I'm truly hitting the wall when it comes to the ability to focus on work recently. Needing to do everything remotely for safety reasons - or wanting to, not every attorney is so lucky, particularly in certain courts or other parts of the country - takes away many of the best parts of the job. Going to court or attending depositions in-person could be incredibly stressful, but was also exciting and educational in all its challenges, and the experience is not at all the same when things are done remotely over video conference. I'm eager to go back to in-person proceedings once the general public is able to get fully vaccinated.

On a personal level, this year of social distancing - with no real end in sight, given that K and I might not even be able to start trying to schedule our vaccine appointments until May or June - has really disrupted many things we would otherwise have wanted to do. Obviously, any plans to bring together any number of our friends and family for a wedding remain indefinitely on hold. (Neither of us are the personality type to start thinking about a date or do any other event-planning work before things are more settled with regards to vaccine accessibility in the US.) Before the COVID shutdowns hit, both K and I had been thinking about the next steps in our career - with some potential for relocating outside of NYC - and those plans are almost completely on pause as well. (In my case, one big factor is that my ideal next job probably can't be fully remote, I'd likely need to go in an office and work around other people significantly more often than I do now.) 

I really hate feeling "stuck" in place like this when it comes to our personal lives and long-term career plans.

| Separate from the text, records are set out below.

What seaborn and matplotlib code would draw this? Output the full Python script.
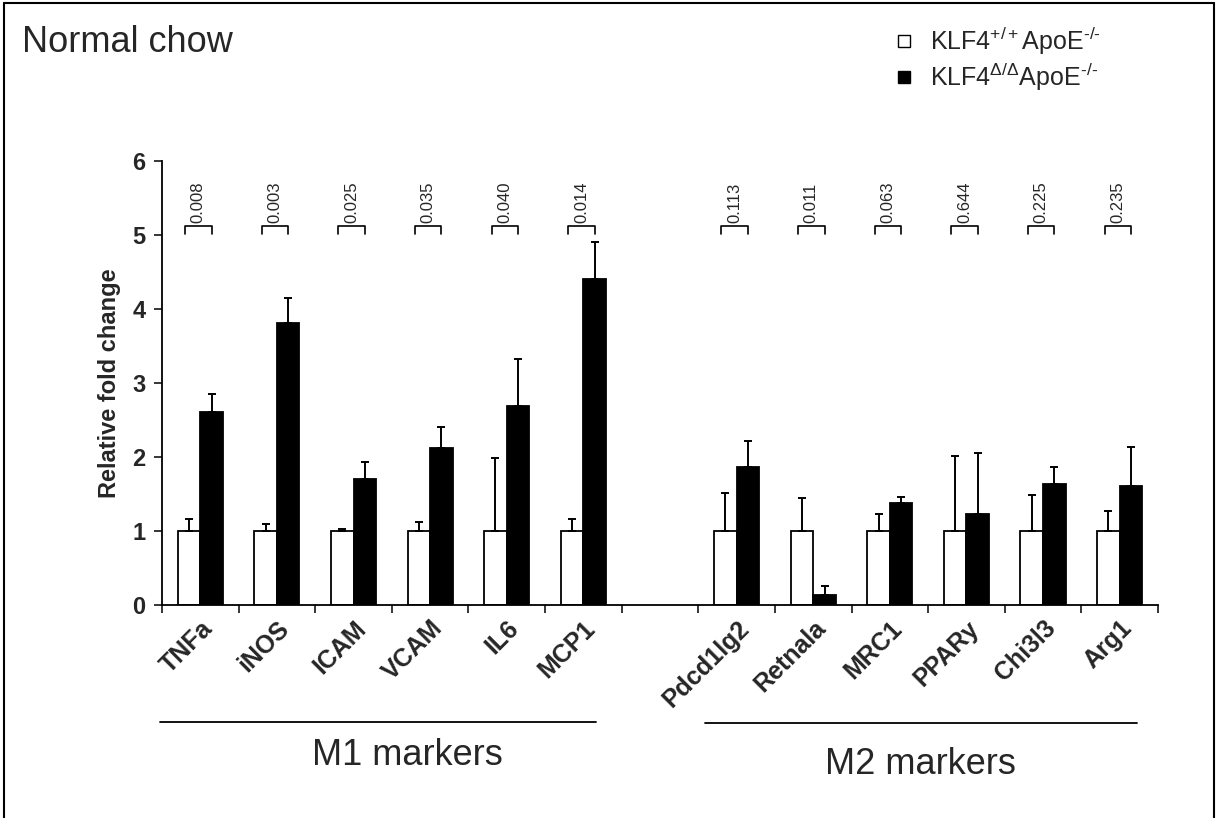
import pandas as pd
import matplotlib.pyplot as plt
import seaborn as sns
from matplotlib.lines import Line2D
from matplotlib.transforms import blended_transform_factory

sns.set_theme(style="white")
plt.rcParams["font.family"] = ["Liberation Sans", "DejaVu Sans"]
plt.rcParams["mathtext.fontset"] = "custom"
plt.rcParams["mathtext.rm"] = "Liberation Sans"
plt.rcParams["mathtext.it"] = "Liberation Sans:italic"
plt.rcParams["mathtext.bf"] = "Liberation Sans:bold"

# data (mean and upper SD)
m1_genes = ["TNFa", "iNOS", "ICAM", "VCAM", "IL6", "MCP1"]
m2_genes = ["Pdcd1lg2", "Retnala", "MRC1", "PPARy", "Chi3l3", "Arg1"]
genes = m1_genes + m2_genes
groups = ["KLF4$^{+/+}$ApoE$^{\u2010/\u2010}$", "KLF4$^{\\Delta/\\Delta}$ApoE$^{\u2010/\u2010}$"]
wt_mean = [1, 1, 1, 1, 1, 1, 1, 1, 1, 1, 1, 1]
wt_sd = [0.16, 0.10, 0.03, 0.12, 0.99, 0.16, 0.52, 0.45, 0.23, 1.02, 0.49, 0.27]
ko_mean = [2.61, 3.81, 1.70, 2.12, 2.69, 4.40, 1.87, 0.14, 1.38, 1.23, 1.63, 1.61]
ko_sd = [0.24, 0.34, 0.23, 0.29, 0.64, 0.51, 0.35, 0.12, 0.08, 0.82, 0.23, 0.53]
pvals = ["0.008", "0.003", "0.025", "0.035", "0.040", "0.014",
         "0.113", "0.011", "0.063", "0.644", "0.225", "0.235"]

order = m1_genes + [" "] + m2_genes
df = pd.DataFrame({
    "gene": genes * 2,
    "group": [groups[0]] * 12 + [groups[1]] * 12,
    "value": wt_mean + ko_mean,
})
sd = {groups[0]: dict(zip(genes, wt_sd)), groups[1]: dict(zip(genes, ko_sd))}

fig = plt.figure(figsize=(12.16, 8.18), dpi=100)
ax = fig.add_axes([0.1332, 0.2604, 0.8191, 0.5428])

sns.barplot(data=df, x="gene", y="value", hue="group", order=order,
            hue_order=groups, palette=["white", "black"], edgecolor="black",
            linewidth=1.3, width=0.59, errorbar=None, legend=False, ax=ax)

# one-sided error bars + collect bar centres
centres = {}
for cont, g in zip(ax.containers, groups):
    for bar in cont:
        xc = bar.get_x() + bar.get_width() / 2
        name = order[int(round(xc))]
        if name not in sd[g]:
            continue
        centres[(name, g)] = xc
        ax.errorbar(xc, bar.get_height(), yerr=[[0], [sd[g][name]]], fmt="none",
                    ecolor="black", elinewidth=1.4, capsize=3, capthick=1.4, zorder=1)

# p-value brackets
for gene, p in zip(genes, pvals):
    x0, x1 = centres[(gene, groups[0])], centres[(gene, groups[1])]
    x0 -= 0.05
    ax.plot([x0, x0, x1, x1], [5.02, 5.12, 5.12, 5.02], color="black", lw=1.2, clip_on=False)
    ax.text((x0 + x1) / 2, 5.16, p, rotation=90, ha="center", va="bottom", fontsize=12)

ax.set_ylim(0, 6)
ax.set_xlim(-0.5, 12.5)
ax.set_yticks(range(7))
ax.set_yticklabels([str(i) for i in range(7)], fontsize=17, fontweight="bold")
ax.set_xticks([i - 0.5 for i in range(14)])
ax.set_xticklabels([])
ax.set_xticks(range(13), minor=True)
ax.set_xticklabels(order, minor=True, rotation=45, ha="right", rotation_mode="anchor",
                   fontsize=18, fontweight="bold")
ax.tick_params(axis="x", which="major", direction="out", length=6, width=1.3, bottom=True)
ax.tick_params(axis="x", which="minor", length=0, pad=8)
ax.tick_params(axis="y", direction="out", length=6, width=1.3, left=True, pad=6)
ax.set_xlabel("")
ax.set_ylabel("Relative fold change", fontsize=17, fontweight="bold", labelpad=8)
for s in ["top", "right"]:
    ax.spines[s].set_visible(False)
for s in ["left", "bottom"]:
    ax.spines[s].set_color("black")
    ax.spines[s].set_linewidth(1.3)

# group underlines and labels
tr = blended_transform_factory(ax.transData, fig.transFigure)
ax.plot([-0.53, 5.17], [0.1174, 0.1174], color="black", lw=1.3, transform=tr, clip_on=False)
ax.plot([6.59, 12.22], [0.1162, 0.1162], color="black", lw=1.3, transform=tr, clip_on=False)
ax.text(2.7, 0.077, "M1 markers", transform=tr, ha="center", va="center", fontsize=26)
ax.text(9.4, 0.065, "M2 markers", transform=tr, ha="center", va="center", fontsize=26)

fig.text(0.018, 0.97, "Normal chow", ha="left", va="top", fontsize=26)

handles = [Line2D([], [], marker="s", ls="none", markersize=9, markerfacecolor=c,
                  markeredgecolor="black", markeredgewidth=1) for c in ["white", "black"]]
fig.legend(handles, groups, loc="upper left", bbox_to_anchor=(0.7146, 0.997),
           frameon=False, fontsize=18, handlelength=1, handletextpad=0.56, labelspacing=0.16)

# frame around the figure (no bottom edge)
for xs, ys in [([0.003, 0.003], [0, 0.996]), ([0.003, 0.998], [0.996, 0.996]),
               ([0.998, 0.998], [0, 0.996])]:
    fig.add_artist(Line2D(xs, ys, color="black", lw=1.5, transform=fig.transFigure))

fig.savefig("out.png", dpi=100)
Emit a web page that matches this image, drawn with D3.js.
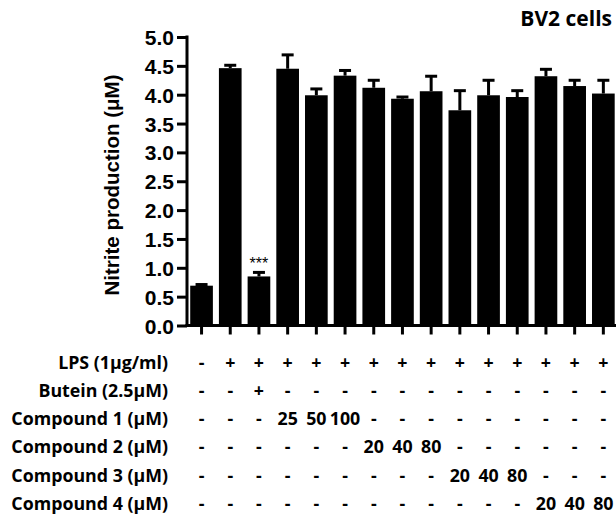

And then I feel sheepish about getting upset, feel like I'm being bratty and self-absorbed, because K and I really are so incredibly privileged to be able to stay home all this time and not suffer any COVID-driven income disruptions. We don't yet have children whose care, education, and mental health we need to worry about, or would need to juggle with our work. Our immediate and extended families have also been healthy and mostly able to stay safe, what more could we reasonably ask for? 

So that's my somewhat self-absorbed and dour update about how things are going for me as the US approaches the first full year of COVID-era life. I really wish things could be different, but unfortunately the pandemic is not remotely under control here. How are you and your loved ones doing?